David Burris, Ph.D., an assistant professor in the Mechanical Engineering Department at the University of Delaware, has found some answers to the question, “Why doesn’t cartilage deflate over the course of days, months or years?”
Working from the idea that the cartilage was able to reabsorb the fluid that leaks out when we’re stationary, Dr. Burris hypothesized that the reabsorption process was driven by hydrodynamic pressurization. As indicated in the October 12, 2015 news release, the researchers “placed oversized cartilage samples against a glass flat to ensure the presence of the necessary wedge. They found that at slow sliding speeds cartilage thinning and an increase in friction occurred over time, but as the sliding speed increased toward typical walking speeds, the effect was reversed.”
Dr. Burris told OTW, “From biphasic modeling, we know that cartilage loses fluid during loading over time, but in vivo measurements show that although this is true in static conditions, articulation actually drives fluid back into the tissue.

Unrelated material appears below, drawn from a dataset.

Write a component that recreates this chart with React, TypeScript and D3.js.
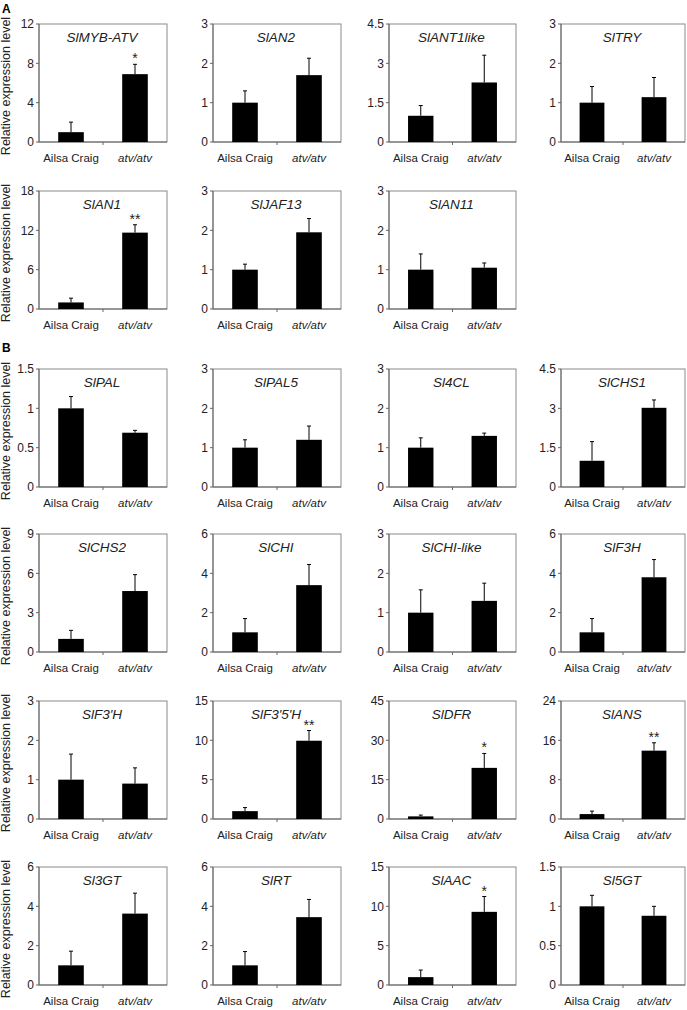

The community has not understood this mechanism and given the importance of the fluid in the tissue for mechanical and biological function, we felt this was an absolutely critical scientific question to answer. To date the only hypotheses have been that migration limits time in contact and articulation exposes the contact to the bath, which enable it to imbibe fluid to recover. We were shocked to find the same recovery mechanism others observe in the natural joint in a contact that did not involve migration and bath exposure. The results suggest that hydrodynamic pressure develops during articulation, but instead of creating fluid films as described in biomechanics textbooks, these external pressures combat the exudation process associated with interstitial pressurization. We believe this ‘tribological rehydration’ mechanism is critical for sustaining joint function and health and can be leveraged to provide unprecedented control in cartilage studies while maintaining physiological fluid pressures.”
Asked what orthopedic surgeons should know about this work, Dr. Burris commented, “First, the results contradict the conventional wisdom that articulation causes wear. The mechanism we propose based on our results suggest that the mechanical intensity felt by the solid is far less when active than when inactive. It suggests that obesity, inactivity, and low amplitude oscillations are more damaging mechanically than normal activity. In other words, we expect recommendations of 10, 000 steps per day to also benefit joint health (in addition to cardiovascular, etc.).”
“Second, most textbooks focus on lubrication during articulation and suggest that fluid films are responsible for exceptionally low friction and wear. The problem with this mental model is that it fails to address how our joints deal with static conditions in which there are no fluid films. This is critical since our joints are static ~95% of the time. Our research suggests that the joint excels because it is designed specifically to address inactivity. Cartilage acts as a buffer to the inevitable ‘crash landing’ when motion stops. The extremely slow exudation process ensures negligible losses of lubrication over ~1 hour of inactivity. When activity resumes, this buffer is quickly refilled to prepare cartilage for the next crash landing. Joint replacement devices do not possess such a buffer and therefore experience the full brunt of the crash landing, poor lubrication, surface damage, wear, and the biological consequences thereof. If we want reliable joint replacement devices, we must stop striving to create fluid films during articulation at all cost and start focusing on mitigating stresses and damage during long periods of static loading; we need to leverage the interstitial lubrication that nature exploits so effectively.”